Credit risk quants are hitting the tech gap
An appetite to cut the costs of IRB is constrained by tougher regulatory scrutiny
Bank quants have been preoccupied for several years by the Fundamental Review of the Trading Book, which will transform many aspects of market risk modelling. While there is no equivalent ‘big bang’ for credit risk, a steady flow of incremental rule changes in Europe are also transforming how bankers think about the internal ratings-based (IRB) approach to credit risk capital.
Some of those rule changes are substantial in their impact, including the European Banking Authority’s introduction of a harmonised definition of default, at 90 days overdue. Banks and consultants talk of having to redevelop entire credit risk models to incorporate the new definition.
In aggregate, the changes make credit risk modelling in Europe more demanding, subject to tighter supervision, and yet with lower potential capital relief at the end of the process. Banks are torn between enhancing model performance to avoid supervisory censure and cutting modelling costs to reflect the smaller benefit to return on capital.
Outsourcing looks like the obvious route. If there’s less competitive advantage in credit risk models, a shared utility could be the way to cut costs while maintaining analytical rigour. But there’s a catch: to obtain IRB approval, it is still the bank that has to show its capabilities, not the outsourced modelling provider.
That means no matter how sophisticated the work done by the outsourced utility, its mechanics must remain clear to the banks that use it, and to their supervisors. David Botbol, chief executive of credit risk modelling start-up Algosave, talks about the need for a “white box” that allows banks to isolate and analyse any of the scenarios in the Monte Carlo simulations his model runs on corporate borrower balance sheets. And he’s been warned by bankers to stay away from machine learning techniques, because his product would lose the advantage of transparent explanations for model outputs.
That’s a sentiment echoed by a model developer at a second-tier eurozone lender, who says his bank is exploring artificial intelligence for credit underwriting decisions, but not for regulatory purposes.

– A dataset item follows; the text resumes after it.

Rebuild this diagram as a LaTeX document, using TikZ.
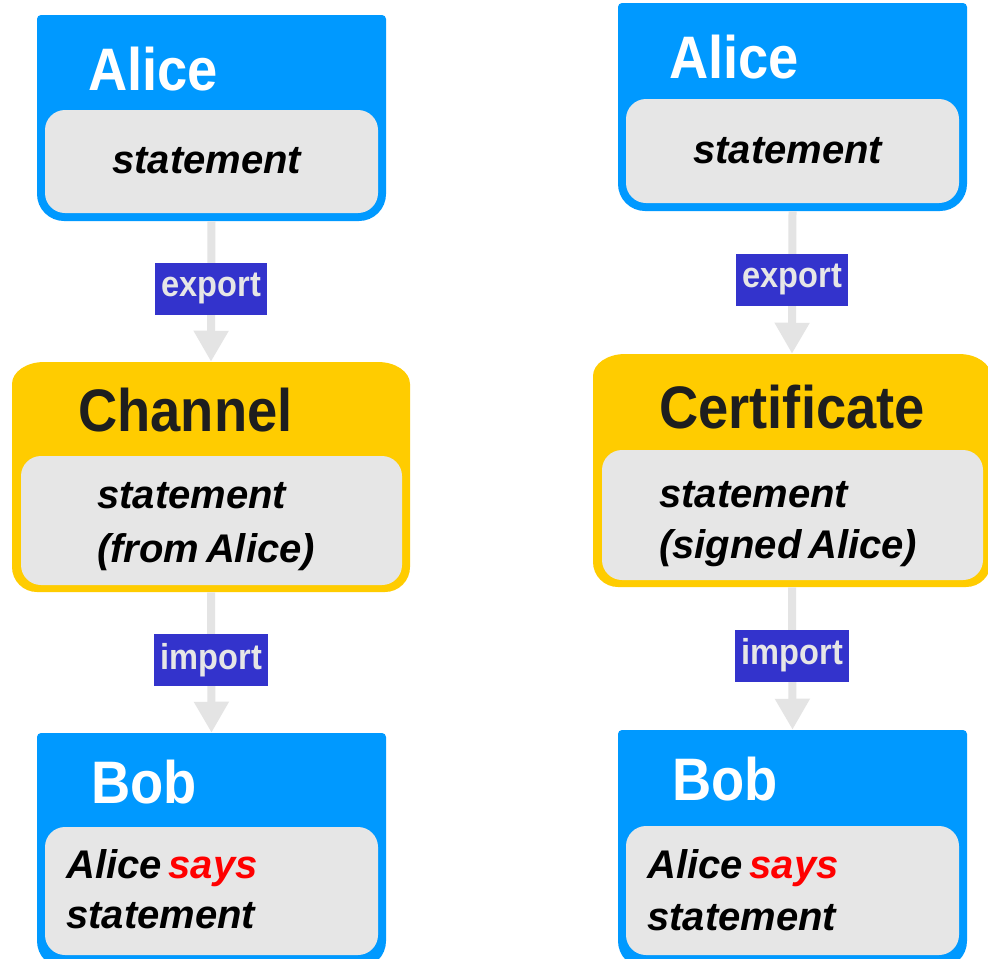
\documentclass[tikz,border=0pt]{standalone}
\usepackage{fontspec}
\setmainfont{Liberation Sans}[WordSpace=0.6]
\newfontfamily\titlefont{Liberation Sans}[FakeStretch=0.905]
\usetikzlibrary{arrows.meta,fit}

\definecolor{boxblue}{RGB}{0,153,255}
\definecolor{boxyellow}{RGB}{255,204,0}
\definecolor{innergray}{RGB}{230,230,230}
\definecolor{tagblue}{RGB}{51,51,204}
\definecolor{tagtext}{RGB}{230,230,230}
\definecolor{flowgray}{RGB}{228,228,228}
\definecolor{darktext}{RGB}{30,30,30}
\definecolor{saysred}{RGB}{255,0,0}

% principal panel: nearly square top corners, round bottom corners
\newcommand{\principal}[5]{%
  \node[fit={(#2,#3) (#4,#5)}, inner sep=0pt] (#1) {};
  \fill[boxblue] ({#2+4},#3) -- ({#4-4},#3) arc[start angle=270,end angle=360,radius=4]
    -- (#4,{#5-27}) arc[start angle=0,end angle=90,radius=27]
    -- ({#2+27},#5) arc[start angle=90,end angle=180,radius=27]
    -- (#2,{#3+4}) arc[start angle=180,end angle=270,radius=4] -- cycle;}
% transport panel: wide rounded top, round bottom corners
\newcommand{\transport}[5]{%
  \node[fit={(#2,#3) (#4,#5)}, inner sep=0pt] (#1) {};
  \fill[boxyellow] ({#2+32},#3) -- ({#4-32},#3) arc[start angle=270,end angle=360,x radius=32,y radius=22]
    -- (#4,{#5-25}) arc[start angle=0,end angle=90,radius=25]
    -- ({#2+25},#5) arc[start angle=90,end angle=180,radius=25]
    -- (#2,{#3+22}) arc[start angle=180,end angle=270,x radius=32,y radius=22] -- cycle;}
% grey content area inside a panel
\newcommand{\content}[4]{%
  \fill[innergray, rounded corners=15pt] (#1,#2) rectangle (#3,#4);}

\tikzset{
  ttl/.style={anchor=base west, inner sep=0pt, font=\titlefont\bfseries\fontsize{45}{54}\selectfont},
  body/.style={anchor=base west, inner sep=0pt, font=\bfseries\itshape\fontsize{30}{36}\selectfont, text=black},
  flow/.style={draw=flowgray, line width=6pt, -{Triangle[width=24.75pt,length=23.25pt]}},
  tag/.style={fill=tagblue, text=tagtext, inner xsep=4.6pt, inner ysep=0pt, minimum height=39pt,
    font=\titlefont\bfseries\fontsize{27}{30}\selectfont, pos=0.48},
}

\begin{document}
\begin{tikzpicture}[x=0.75pt,y=-0.75pt]
\useasboundingbox (0,0) rectangle (988,958);
\clip (0,0) rectangle (988,958);
\fill[white] (0,0) rectangle (988,958);

% ---------- left column: channel ----------
\principal{aliceL}{37}{15}{386}{221}
\content{45}{110}{378}{213}
\transport{chanL}{12}{362}{410}{592}
\content{21}{456}{402}{585}
\principal{bobL}{37}{733}{386}{968}
\content{45}{827}{378}{955}

% ---------- right column: certificate ----------
\principal{aliceR}{618}{3}{967}{211}
\content{626}{99}{959}{203}
\transport{certR}{593}{354}{991}{587}
\content{602}{450}{983}{580}
\principal{bobR}{618}{730}{967}{968}
\content{626}{826}{959}{955}

% connectors with their labels
\draw[flow] (aliceL.south) -- (chanL.north) node[tag] (expL) {export};
\draw[flow] (chanL.south) -- (bobL.north) node[tag] (impL) {import};
\draw[flow] (aliceR.south) -- (certR.north) node[tag] (expR) {export};
\draw[flow] (certR.south) -- (bobR.north) node[tag] (impR) {import};

% texts, left column
\node[ttl, text=white] (tAliceL) at (88,90) {Alice};
\node[body] (sAliceL) at (112,173) {statement};
\node[ttl, text=darktext] (tChanL) at (78,431) {Channel};
\node[body] (sChanL1) at (97,508) {statement};
\node[body] (sChanL2) at (97,562) {(from Alice)};
\node[ttl, text=white] (tBobL) at (91,803) {Bob};
\node[body] (sBobL1) at (66,878) {Alice \textcolor{saysred}{says}};
\node[body] (sBobL2) at (66,928) {statement};

% texts, right column
\node[ttl, text=white] (tAliceR) at (669,78) {Alice};
\node[body] (sAliceR) at (693,163) {statement};
\node[ttl, text=darktext] (tCertR) at (659,428) {Certificate};
\node[body] (sCertR1) at (659,507) {statement};
\node[body] (sCertR2) at (659,558) {(signed Alice)};
\node[ttl, text=white] (tBobR) at (672,800) {Bob};
\node[body] (sBobR1) at (647,878) {Alice \textcolor{saysred}{says}};
\node[body] (sBobR2) at (647,930) {statement};
\end{tikzpicture}
\end{document}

“One or two vendors suggest they have AI models approved by the regulator, but I remain fairly sceptical. It can be a struggle to get regulators to approve some pretty vanilla models, so I don’t think there’s a huge opportunity, though it’s worth exploring,” he says.

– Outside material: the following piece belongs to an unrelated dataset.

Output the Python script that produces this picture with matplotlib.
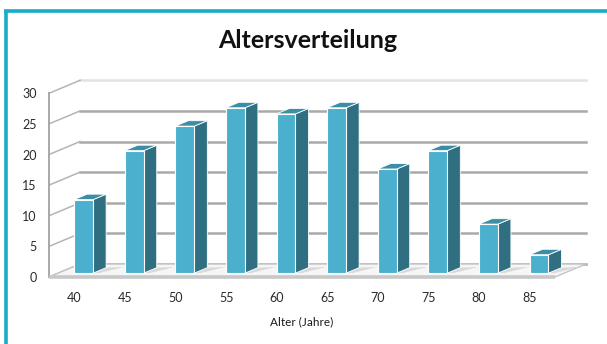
import matplotlib
matplotlib.use("Agg")
import matplotlib.pyplot as plt
from matplotlib.patches import Polygon
from matplotlib.lines import Line2D

# Age groups and number of people per group
ages = ["40", "45", "50", "55", "60", "65", "70", "75", "80", "85"]
counts = [12, 20, 24, 27, 26, 27, 17, 20, 8, 3]
y_ticks = [0, 5, 10, 15, 20, 25, 30]
title = "Altersverteilung"
x_title = "Alter (Jahre)"

plt.rcParams["font.family"] = ["Lato", "DejaVu Sans"]

W, H = 607, 344
fig = plt.figure(figsize=(W / 100, H / 100), dpi=100)
fig.patch.set_facecolor("white")

# front plane of the 3-D box
ax = fig.add_axes([49 / W, (H - 277) / H, 506 / W, 183.7 / H])
ax.set_xlim(-0.5, len(ages) - 0.5)
ax.set_ylim(0, 30)
ax.set_facecolor("none")
for s in ax.spines.values():
    s.set_visible(False)

# oblique depth offset (in data units of the front plane)
DX, DY = 0.613, 2.12


def p(x, v, f):
    return (x + DX * f, v + DY * f)


def poly(pts, **kw):
    ax.add_patch(Polygon(pts, closed=True, clip_on=False, **kw))


def line(a, b, **kw):
    ax.add_line(Line2D([a[0], b[0]], [a[1], b[1]], clip_on=False, **kw))


x_lo, x_hi = -0.5, len(ages) - 0.5

# floor
poly([p(x_lo, 0, 0), p(x_hi, 0, 0), p(x_hi, 0, 1), p(x_lo, 0, 1)],
     facecolor="#f6f6f6", edgecolor="#c4c4c4", linewidth=1.0, zorder=1)
line(p(x_lo, 0, 0), p(x_hi, 0, 0), color="#c8c8c8", linewidth=2.6, zorder=2,
     solid_capstyle="butt")

# back wall grid lines and left wall diagonals
for v in y_ticks:
    col = "#e2e2e2" if v == y_ticks[-1] else "#a9a9a9"
    line(p(x_lo, v, 1), p(x_hi, v, 1), color=col, linewidth=1.8, zorder=0.5)
    line(p(x_lo, v, 0), p(x_lo, v, 1), color="#b4b4b4", linewidth=1.1, zorder=0.6)
line(p(x_lo, 0, 0), p(x_lo, y_ticks[-1], 0), color="#a8a8a8", linewidth=1.4, zorder=0.7)

# bars
BW = 0.375
F0, F1 = 0.30, 0.72
front_c, side_c, top_c = "#4bb0cd", "#2f6f81", "#3b8ea5"
for k, v in enumerate(counts):
    x0, x1 = k - BW / 2, k + BW / 2
    # soft shadow on the floor
    poly([p(x1, 0, F0), p(x1, 0, F1), p(x1 + 0.32, 0, F1 + 0.05), p(x1 + 0.12, 0, F0)],
         facecolor="#d9d9d9", edgecolor="none", zorder=3)
    poly([p(x1, 0, F0), p(x1, 0, F1), p(x1, v, F1), p(x1, v, F0)],
         facecolor=side_c, edgecolor="white", linewidth=0.6, zorder=4)
    poly([p(x0, v, F0), p(x1, v, F0), p(x1, v, F1), p(x0, v, F1)],
         facecolor=top_c, edgecolor="white", linewidth=0.6, zorder=4)
    poly([p(x0, 0, F0), p(x1, 0, F0), p(x1, v, F0), p(x0, v, F0)],
         facecolor=front_c, edgecolor="white", linewidth=0.8, zorder=5)

# ticks
ax.set_xticks(range(len(ages)))
ax.set_xticklabels(ages)
ax.set_yticks(y_ticks)
ax.set_yticklabels([str(t) for t in y_ticks])
ax.tick_params(axis="x", length=0, pad=11, labelsize=9, labelcolor="#2a2a2a")
ax.tick_params(axis="y", length=0, pad=9, labelsize=9, labelcolor="#2a2a2a")
ax.set_xlabel(x_title, fontsize=8.5, color="#1a1a1a", labelpad=9)

fig.text(308 / W, 1 - 48 / H, title, ha="center", va="baseline",
         fontsize=18, fontweight="bold", color="#111111")

# frame border (top and left)
border = "#17adc6"
fig.add_artist(Line2D([4 / W, 1], [1 - 11 / H, 1 - 11 / H], color=border,
                      linewidth=2.6, transform=fig.transFigure, solid_capstyle="butt"))
fig.add_artist(Line2D([5.5 / W, 5.5 / W], [0, 1 - 9.7 / H], color=border,
                      linewidth=2.6, transform=fig.transFigure, solid_capstyle="butt"))

fig.savefig("out.png", dpi=100)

However, regulators are also pushing banks to knit together their IRB models and their credit risk management more closely, including origination, underwriting and the whole risk governance framework.
So if an AI model implies a change in lending policy to comply with the bank’s assigned risk appetite, those changes also need to feed through into expected probability of default and loss given default in IRB models. And then the changes to the IRB inputs need to be explained to supervisors.
That all adds up to the need for what one banker calls “big models” – co-ordinated modelling capability drawing on multiple data sources to fulfil several different purposes across the whole lending workflow, from setting risk tolerance to calculating capital requirements.
This is ambitious because, at the other end of the scale, banks are still grappling with some very low-tech challenges. Payment flows usually feed through to automated systems that enable the bank to track arrears, and those systems in turn feed data through into probability of default calculations in IRB. But once a loan goes into arrears, the collections process of recovering money or realising collateral is generally much more manual – and the resulting recovery forecasts can jump around a lot, with knock-on effects for loss-given-default estimates.
The regulators’ way around that is simply to require margins of conservatism on IRB calculations, pushing up overall capital requirements wherever data quality is poor. In a world where machine learning meets the bailiff’s knock on the door, those margins of conservatism are probably here to stay for a while.